En mars, si je bouge d’un pouce,
C’est bien par curiosité ;
Je vais voir si la feuille pousse
A l’arbre de la liberté !


Au mois d’avril, on attend les premiers lilas, on les guette. Ils ne viennent qu’au mois de mai : l’on va leur rendre visite à la campagne. En juin, l’on se repose. De mois en mois l’année s’en va, jusqu’en décembre qui ne sert qu’aux projets de l’année qui vient.

C’est un conseil de paresse ? Mais oui ! L’on a médit de la paresse. D’ailleurs, elle mérite des reproches. Cependant, il est bon que la poésie, toute littérature aussi, ait du loisir et ne ressemble pas au travail que fournit une machine.

Et, pour entendre bien les conseils de M. Ponchon, prenez garde surtout d’en omettre l’ironie.
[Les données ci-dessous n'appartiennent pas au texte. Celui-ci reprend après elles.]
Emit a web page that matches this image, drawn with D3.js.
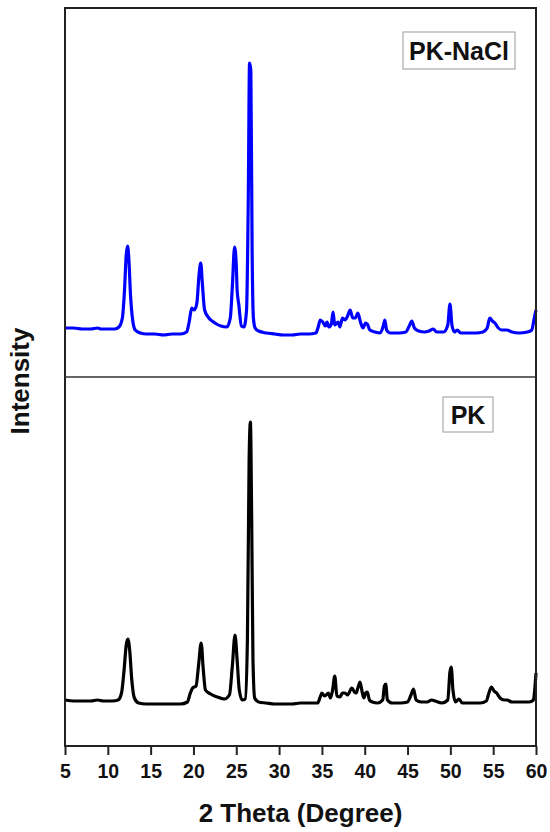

Elle les adoucit et adoucit la véritable satire qu’est toute son œuvre, et opportunément, contre la plupart des travers de nos écrivains. M. Ponchon feint de n’y point toucher et de vivre à l’écart dans la bonne humeur de l’indifférence, au cabaret. Méfiez-vous : il se moque de vous. Très gentiment : il se moque de vous, pourtant, d’une manière que vous auriez envie de rire avec lui ; et vous ririez à vos dépens. Riez tout de même, et pour le plaisir, et pour la leçon que vous avez reçue, dont vous profiterez si vous n’êtes pas fols.

L’exemple qu’il donne est de bien écrire, à la façon des bons auteurs qui florissaient avant l’invasion des pires folies, de n’employer que les mots qui ont de l’usage, d’obéir à la syntaxe qui est une logique, et à la syntaxe française, notre logique. Il vous engage à ne pas dire ce qui demande le galimatias. Il vous montre que, sans galimatias, sans prétention ni absurdité, l’on dit, eu notre langue, et avec grâce, tout ce qui vaut la peine d’être dit.


ANDRE BEAUNIER.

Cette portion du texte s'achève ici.